Wed, 29 May 2013 12:15:24
When it comes to Sappho, the lesbian community seem to have long felt an affinity towards her. A well-known lesbian icon, she has over time become inextricably linked to our culture and identity but have you ever read any of Sappho’s writing? It feels like she is something that has been passed down from one lesbian generation to the next, revered by many, but often without having much true understanding of what she was really all about.
Sappho… in 9 Fragments, written by Jane Montgomery Griffiths and directed by the unstoppable Jessica Ruano seems to go a long way to allow Sappho a voice to vent the frustration she feels at being twisted and molded to fit into different people’s views and beliefs. With Sappho’s current reputation based on the fragments of her writings that have survived, The Rose Theatre is a perfect space for her story to be told. On initially entering the theatre the darkness shrouds the space apart from a small scaffolding frame draped in white sheets and hiding a pensive vision of Sappho within. As the lights change the full extent of the Rose Theatre is revealed, a gaping hole where the historic theatre space once lay, full of questions about what was once there and what will come of it in the future as the majority of the theatre space is now an archeological site filled with water. The decaying hole that is revealed makes for an eerie setting, full of mystery, similar to the story of Sappho.

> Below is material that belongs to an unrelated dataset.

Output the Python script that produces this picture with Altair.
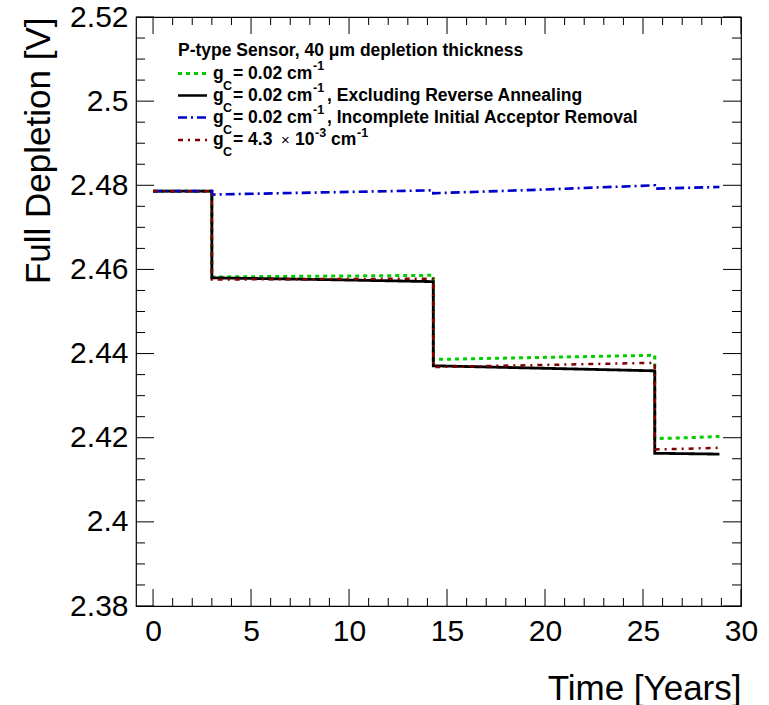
import altair as alt
import pandas as pd

# Time axis shared by every curve (years); repeated times are the annealing steps
years = [0.0, 3.0, 3.0, 8.6, 14.3, 14.3, 20.0, 25.6, 25.6, 27.3, 28.9]

# Full depletion voltage [V] for each model
vfd_gc_002 = [2.4786, 2.4786, 2.4582, 2.4584, 2.4586, 2.4386, 2.4391, 2.4396, 2.4198, 2.4200, 2.4203]
vfd_gc_002_no_ra = [2.4786, 2.4786, 2.4580, 2.4576, 2.4571, 2.4371, 2.4365, 2.4359, 2.4163, 2.4162, 2.4161]
vfd_gc_002_incomplete = [2.4786, 2.4786, 2.4778, 2.4783, 2.4788, 2.4781, 2.4790, 2.4800, 2.4792, 2.4794, 2.4796]
vfd_gc_43e3 = [2.4786, 2.4786, 2.4576, 2.4577, 2.4578, 2.4368, 2.4373, 2.4378, 2.4172, 2.4174, 2.4176]

series_names = ["gc002", "gc002_noRA", "gc002_incomplete", "gc43e3"]
series_values = [vfd_gc_002, vfd_gc_002_no_ra, vfd_gc_002_incomplete, vfd_gc_43e3]
series_colors = ["#00cc00", "#000000", "#0000cc", "#800000"]
series_dashes = [[4, 4], [1, 0], [9, 4, 2, 4], [5, 5, 2, 5]]
series_widths = [3.0, 2.5, 2.5, 2.5]

x_major = [0, 5, 10, 15, 20, 25, 30]
x_minor = [v for v in range(0, 31) if v % 5 != 0]
y_major = [2.38, 2.40, 2.42, 2.44, 2.46, 2.48, 2.50, 2.52]
y_minor = [round(2.38 + 0.005 * i, 3) for i in range(29) if i % 4 != 0]

rows = []
for name, vals in zip(series_names, series_values):
    for i, (t, v) in enumerate(zip(years, vals)):
        rows.append({"series": name, "t": t, "v": v, "idx": i})
df = pd.DataFrame(rows)

W, H = 605, 589
LEFT, TOP = 136, 17
FONT = "Liberation Sans"

x_scale = alt.Scale(domain=[-0.87, 30], nice=False, zero=False)
y_scale = alt.Scale(domain=[2.38, 2.52], nice=False, zero=False)

x_axis = alt.Axis(
    values=x_major, title="Time [Years]", grid=False, ticks=False, domain=False,
    labelFont=FONT, labelFontSize=30, labelPadding=10, labelFlush=False,
    labelOverlap=False, labelColor="black",
    titleFont=FONT, titleFontSize=35, titleFontWeight="normal", titleColor="black",
    titleX=W, titleY=82, titleAlign="right", titleBaseline="middle",
)
y_axis = alt.Axis(
    values=y_major, format="~g", title="Full Depletion [V]", grid=False, ticks=False,
    domain=False, labelFont=FONT, labelFontSize=30, labelPadding=8, labelFlush=False,
    labelOverlap=False, labelColor="black",
    titleFont=FONT, titleFontSize=35, titleFontWeight="normal", titleColor="black",
    titleX=-98, titleY=0, titleAngle=-90, titleAlign="right", titleBaseline="middle",
)

lines = alt.Chart(df).mark_line(strokeCap="butt", strokeJoin="miter").encode(
    x=alt.X("t:Q", scale=x_scale, axis=x_axis),
    y=alt.Y("v:Q", scale=y_scale, axis=y_axis),
    color=alt.Color("series:N", scale=alt.Scale(domain=series_names, range=series_colors), legend=None),
    strokeDash=alt.StrokeDash("series:N", scale=alt.Scale(domain=series_names, range=series_dashes), legend=None),
    strokeWidth=alt.StrokeWidth("series:N", scale=alt.Scale(domain=series_names, range=series_widths), legend=None),
    order=alt.Order("idx:Q"),
)

# Inward ticks on all four sides of the frame
def x_ticks(vals, length):
    d = pd.DataFrame({"t": vals})
    bottom = alt.Chart(d).mark_rule(color="black", strokeWidth=1).encode(
        x=alt.X("t:Q", scale=x_scale, axis=x_axis), y=alt.value(H), y2=alt.value(H - length))
    top = alt.Chart(d).mark_rule(color="black", strokeWidth=1).encode(
        x=alt.X("t:Q", scale=x_scale, axis=x_axis), y=alt.value(0), y2=alt.value(length))
    return [bottom, top]

def y_ticks(vals, length):
    d = pd.DataFrame({"v": vals})
    left = alt.Chart(d).mark_rule(color="black", strokeWidth=1).encode(
        y=alt.Y("v:Q", scale=y_scale, axis=y_axis), x=alt.value(0), x2=alt.value(length))
    right = alt.Chart(d).mark_rule(color="black", strokeWidth=1).encode(
        y=alt.Y("v:Q", scale=y_scale, axis=y_axis), x=alt.value(W), x2=alt.value(W - length))
    return [left, right]

tick_layers = x_ticks(x_major, 17) + x_ticks(x_minor, 8) + y_ticks(y_major, 18) + y_ticks(y_minor, 9)

# Legend block drawn as text and sample strokes
one = alt.Data(values=[{}])
LEG = 17.5

def txt(s, x, y, size=LEG, weight="bold"):
    return alt.Chart(one).mark_text(
        text=s, align="left", baseline="middle", font=FONT, fontSize=size,
        fontWeight=weight, color="black",
    ).encode(x=alt.value(x - LEFT), y=alt.value(y - TOP))

def swatch(y, color, dash, width):
    return alt.Chart(one).mark_rule(color=color, strokeDash=dash, strokeWidth=width, strokeCap="butt").encode(
        x=alt.value(178 - LEFT), x2=alt.value(207 - LEFT), y=alt.value(y - TOP))

row_y = [73.5, 95.5, 117.5, 140]
SUB, SUP = 12, -7.5

legend = [txt("P-type Sensor, 40 \u03bcm depletion thickness", 178, 51)]
suffixes = ["", ", Excluding Reverse Annealing", ", Incomplete Initial Acceptor Removal"]
for i in range(3):
    y = row_y[i]
    legend += [
        swatch(y, series_colors[i], series_dashes[i], series_widths[i]),
        txt("g", 213, y),
        txt("C", 223, y + SUB, size=12.5),
        txt("= 0.02 cm", 233, y),
        txt("-1", 313, y + SUP, size=12.5),
    ]
    if suffixes[i]:
        legend.append(txt(suffixes[i], 327, y))

y = row_y[3]
legend += [
    swatch(y, series_colors[3], series_dashes[3], series_widths[3]),
    txt("g", 213, y),
    txt("C", 223, y + SUB, size=12.5),
    txt("= 4.3", 233, y),
    txt("\u00d7", 281, y, size=15, weight="normal"),
    txt("10", 295, y),
    txt("-3", 315, y + SUP, size=12.5),
    txt("cm", 331, y),
    txt("-1", 357, y + SUP, size=12.5),
]

chart = alt.layer(lines, *tick_layers, *legend).properties(
    width=W, height=H,
    autosize=alt.AutoSizeParams(type="none"),
    padding={"left": LEFT, "top": TOP, "right": 769 - LEFT - W, "bottom": 705 - TOP - H},
    background="white",
).configure_view(stroke="black", strokeWidth=1.2)

chart.save("out.html", embed_options={"renderer": "svg", "actions": False})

Sappho, played by Victoria Grove, stalks around the set, suspended from ropes and lunging into the audience creating an intimacy and intensity that makes a modern Londoner, used to hiding behind a mobile or laptop refreshingly uncomfortable. ‘Never prod a pebble on a beach’ repeats Sappho as she rants at the bastardisation of her texts but this is exactly what she does to the audience with an outspoken confidence that has been ripped away from her over the 1000s of years since her death. Grove changes between two different characters, an all-seeing time travelling Sappho and a contemporary Atthis, a young actress who falls in love with an older women, with a seamlessness which makes it difficult to notice when the characters have swapped as their stories and feelings merge into one.
The emotional articulation in this play is so spot on I found myself nodding along as Atthis was drawn in by someone vile yet simultaneously sweet, foul but also completely intoxicating, and as she describes the crippling feeling of heartbreak, the anxiety and torment of jealous love and the perpetual inner conflict about how we feel inside and what we let show on the outside.
As Grove hangs lifeless, stretches and swings from the set, choreographed competently by Ruano, the cold of the theatre (there’s no heating, take a coat) chills you through and lighting is used simply but effectively to highlight the emptiness Sappho feels as she looks out into the abyss and the gutted Rose Theatre is revealed to us.
The relationship between Atthis and her older lover is compelling and highlights the often overwhelming thrill of loving women and despite this being a one-woman show, during the love scene you can still feel the power this woman has over her and the vulnerability of being undressed and loving someone. In a modern society where words and actions are constantly skewed for self-gain in the media and literature this play offers little solace for the future as Sappho maligns the loss of her true identity but in consolation provides one of the most sensual and emotionally evocative theatre experiences I have had this year.